Marie begins to pace. “So, under the assumption that the Pools of Pamukkale in this reality serve the same purpose as they do in the main sequence, you want to take a sample, and fill a time bullet with it. Then you want to teleport that bullet into my fetus—which would require phenomenal precision, by the way—which will poison it, and transform it into an elixir. So I get an abortion, and the cure for cancer at the same time.”
“Well, if you have cancer, then yeah. If you don’t, then at the most, you might just skip the flu this year. It doesn’t last forever if you don’t take Activator afterwards, and I believe it only works once if you don’t take Catalyst beforehand.”
“So you want to forgo Czechia, and take a detour all the way down to Türkiye, where we’ll be expected to complete an espionage mission we know nothing about, then steal a sub-detour to a tourist attraction to get a sample of water that authorities probably don’t want you to steal. I assume you’ve confirmed that the site even exists on this Earth.”
“It does,” Ramses promises.
“Well, that’s one complication down.”
“We don’t have to choose this,” Ramses tells her, standing up from the driver’s seat. He presents it to her. “But whatever we do, you have to be the one to make that choice. That’s what pro-choice means.”
“Thanks for mansplaining that to me,” Marie snaps back.
Ramses doesn’t respond, so Mateo decides to do so in his place. “He’s not telling you it’s your choice so that you will know that it is. He’s telling you so that you know that he knows...that it is.”
“You two have really thought a lot about this,” Marie realizes.
“Mateo didn’t know a thing. He didn’t even know about Türkiye.”
“Actually, I did,” Mateo clarifies. “Winona lamented that we chose to come here, instead of there. I didn’t think it would come up again, though.”
Marie considers the information she’s been given, and the profoundly difficult choice now laid before her. Deciding to get an abortion was hard enough, but now she has to determine whether she’s going to go through with it using the conventional, scientific method, or if she’s going to depend on the complex nature of temporal magic. “Wait, if the water in Pamukkale is poisonous, wouldn’t lots of people know as much?”
“It has to be infused with temporal energy,” Ramses says. “Such was its natural state on November 13, 1622. That’s the date most people travel to when they’re on the quest for it. Using the data I’ve gathered by studying the Existence water from the Bermuda Triangle, however I believe that I can synthesize what we need.”
Agreeing that she has to be the one to make the choice either way, Marie sits down in the chair, and starts The Olimpia back up.
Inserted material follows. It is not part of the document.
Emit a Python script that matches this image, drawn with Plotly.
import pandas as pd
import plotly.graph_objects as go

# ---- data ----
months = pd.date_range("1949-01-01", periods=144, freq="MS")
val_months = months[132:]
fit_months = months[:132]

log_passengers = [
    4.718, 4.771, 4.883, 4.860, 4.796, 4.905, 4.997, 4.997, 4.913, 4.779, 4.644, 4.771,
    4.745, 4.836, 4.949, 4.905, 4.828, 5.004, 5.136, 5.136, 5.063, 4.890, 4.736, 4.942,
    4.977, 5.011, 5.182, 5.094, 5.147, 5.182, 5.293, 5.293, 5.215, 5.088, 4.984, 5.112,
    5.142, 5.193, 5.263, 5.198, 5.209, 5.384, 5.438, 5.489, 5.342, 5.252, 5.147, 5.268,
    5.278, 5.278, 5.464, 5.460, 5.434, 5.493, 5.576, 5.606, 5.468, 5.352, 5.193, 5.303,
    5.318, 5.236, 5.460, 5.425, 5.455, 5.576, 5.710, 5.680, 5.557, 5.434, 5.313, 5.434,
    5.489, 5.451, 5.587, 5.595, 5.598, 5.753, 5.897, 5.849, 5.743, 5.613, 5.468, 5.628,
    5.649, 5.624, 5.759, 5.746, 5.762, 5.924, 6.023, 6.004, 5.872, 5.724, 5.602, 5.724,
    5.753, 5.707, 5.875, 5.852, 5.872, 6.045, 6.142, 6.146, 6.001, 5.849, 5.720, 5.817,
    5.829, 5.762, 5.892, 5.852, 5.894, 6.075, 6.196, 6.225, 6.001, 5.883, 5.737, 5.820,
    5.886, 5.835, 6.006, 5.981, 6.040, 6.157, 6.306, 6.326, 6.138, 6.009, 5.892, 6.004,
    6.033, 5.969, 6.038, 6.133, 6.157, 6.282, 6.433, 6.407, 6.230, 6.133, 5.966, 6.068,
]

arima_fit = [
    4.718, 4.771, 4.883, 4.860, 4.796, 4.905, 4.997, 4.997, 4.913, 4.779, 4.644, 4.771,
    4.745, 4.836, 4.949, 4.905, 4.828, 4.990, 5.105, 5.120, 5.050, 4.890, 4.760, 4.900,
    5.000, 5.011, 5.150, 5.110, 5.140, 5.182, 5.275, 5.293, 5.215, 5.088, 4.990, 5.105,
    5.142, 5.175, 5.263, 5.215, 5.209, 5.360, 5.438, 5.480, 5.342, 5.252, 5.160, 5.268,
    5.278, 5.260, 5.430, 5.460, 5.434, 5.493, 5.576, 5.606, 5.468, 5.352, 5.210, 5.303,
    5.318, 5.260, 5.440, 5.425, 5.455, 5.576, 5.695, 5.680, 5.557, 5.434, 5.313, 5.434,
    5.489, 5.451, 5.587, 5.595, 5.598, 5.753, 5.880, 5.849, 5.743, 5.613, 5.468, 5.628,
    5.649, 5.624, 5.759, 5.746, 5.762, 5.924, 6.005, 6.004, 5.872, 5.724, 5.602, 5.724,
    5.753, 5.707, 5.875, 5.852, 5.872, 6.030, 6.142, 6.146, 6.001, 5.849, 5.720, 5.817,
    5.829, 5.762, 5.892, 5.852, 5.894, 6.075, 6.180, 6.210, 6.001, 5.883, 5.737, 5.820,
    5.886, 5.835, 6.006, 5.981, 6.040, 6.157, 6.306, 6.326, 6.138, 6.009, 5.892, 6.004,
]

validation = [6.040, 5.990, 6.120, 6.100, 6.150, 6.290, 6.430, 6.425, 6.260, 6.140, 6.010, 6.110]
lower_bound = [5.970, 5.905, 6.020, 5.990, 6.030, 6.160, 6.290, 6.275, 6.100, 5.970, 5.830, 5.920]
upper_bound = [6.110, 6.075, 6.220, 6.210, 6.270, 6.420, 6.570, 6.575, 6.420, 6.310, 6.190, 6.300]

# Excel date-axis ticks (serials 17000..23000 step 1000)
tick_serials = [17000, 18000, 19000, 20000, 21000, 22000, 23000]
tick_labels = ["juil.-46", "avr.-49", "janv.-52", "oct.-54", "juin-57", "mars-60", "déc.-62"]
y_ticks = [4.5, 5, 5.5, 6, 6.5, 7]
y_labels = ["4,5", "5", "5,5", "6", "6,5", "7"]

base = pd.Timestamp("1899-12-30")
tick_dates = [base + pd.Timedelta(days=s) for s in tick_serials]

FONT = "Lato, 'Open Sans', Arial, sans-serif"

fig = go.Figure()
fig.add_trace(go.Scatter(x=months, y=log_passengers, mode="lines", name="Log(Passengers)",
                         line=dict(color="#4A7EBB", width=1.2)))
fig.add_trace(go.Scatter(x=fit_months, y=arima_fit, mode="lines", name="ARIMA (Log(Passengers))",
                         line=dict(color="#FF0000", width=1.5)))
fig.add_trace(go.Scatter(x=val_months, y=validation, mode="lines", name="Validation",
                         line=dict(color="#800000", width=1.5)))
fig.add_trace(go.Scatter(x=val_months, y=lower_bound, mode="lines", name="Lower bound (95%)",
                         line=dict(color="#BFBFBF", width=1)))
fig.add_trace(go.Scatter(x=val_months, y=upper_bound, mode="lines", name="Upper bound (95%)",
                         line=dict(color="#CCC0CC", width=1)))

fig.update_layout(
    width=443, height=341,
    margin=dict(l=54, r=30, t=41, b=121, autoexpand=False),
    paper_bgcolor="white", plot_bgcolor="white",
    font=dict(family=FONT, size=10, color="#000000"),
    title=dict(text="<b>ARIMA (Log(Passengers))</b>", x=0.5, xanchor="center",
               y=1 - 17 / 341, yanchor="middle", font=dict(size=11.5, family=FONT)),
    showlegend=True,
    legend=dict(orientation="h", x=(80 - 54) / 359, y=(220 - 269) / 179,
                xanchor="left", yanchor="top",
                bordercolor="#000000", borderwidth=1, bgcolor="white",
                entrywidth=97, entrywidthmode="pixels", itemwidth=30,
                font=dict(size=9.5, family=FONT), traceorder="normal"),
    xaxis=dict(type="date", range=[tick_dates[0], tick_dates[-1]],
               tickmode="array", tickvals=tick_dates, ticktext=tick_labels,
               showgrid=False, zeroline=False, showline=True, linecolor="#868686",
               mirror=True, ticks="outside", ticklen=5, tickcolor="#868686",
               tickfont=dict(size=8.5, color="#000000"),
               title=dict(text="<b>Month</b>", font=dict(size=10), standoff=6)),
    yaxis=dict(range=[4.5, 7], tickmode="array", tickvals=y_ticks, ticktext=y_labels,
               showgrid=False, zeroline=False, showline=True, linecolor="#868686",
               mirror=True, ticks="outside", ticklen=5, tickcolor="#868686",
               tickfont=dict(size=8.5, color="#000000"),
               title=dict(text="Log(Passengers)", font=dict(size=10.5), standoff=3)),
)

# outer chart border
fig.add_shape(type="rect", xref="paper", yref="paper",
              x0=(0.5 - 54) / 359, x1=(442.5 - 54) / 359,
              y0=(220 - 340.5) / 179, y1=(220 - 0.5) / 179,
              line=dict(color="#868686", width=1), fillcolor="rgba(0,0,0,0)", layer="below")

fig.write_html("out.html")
She keeps going on the selected route. A part of her just wants to do the normal thing, and not hope that the time bullet works. So she passes what might have been their exit, and heads for the border, for an hour, until they’re nearly there. She comes to a stop. They can already see the border checkpoint far off in the distance, but they can still choose to go elsewhere. They have to choose now, though. Either they get back on the highway and head Southeast, or stick to the original plan. Or they can open Door Number Three.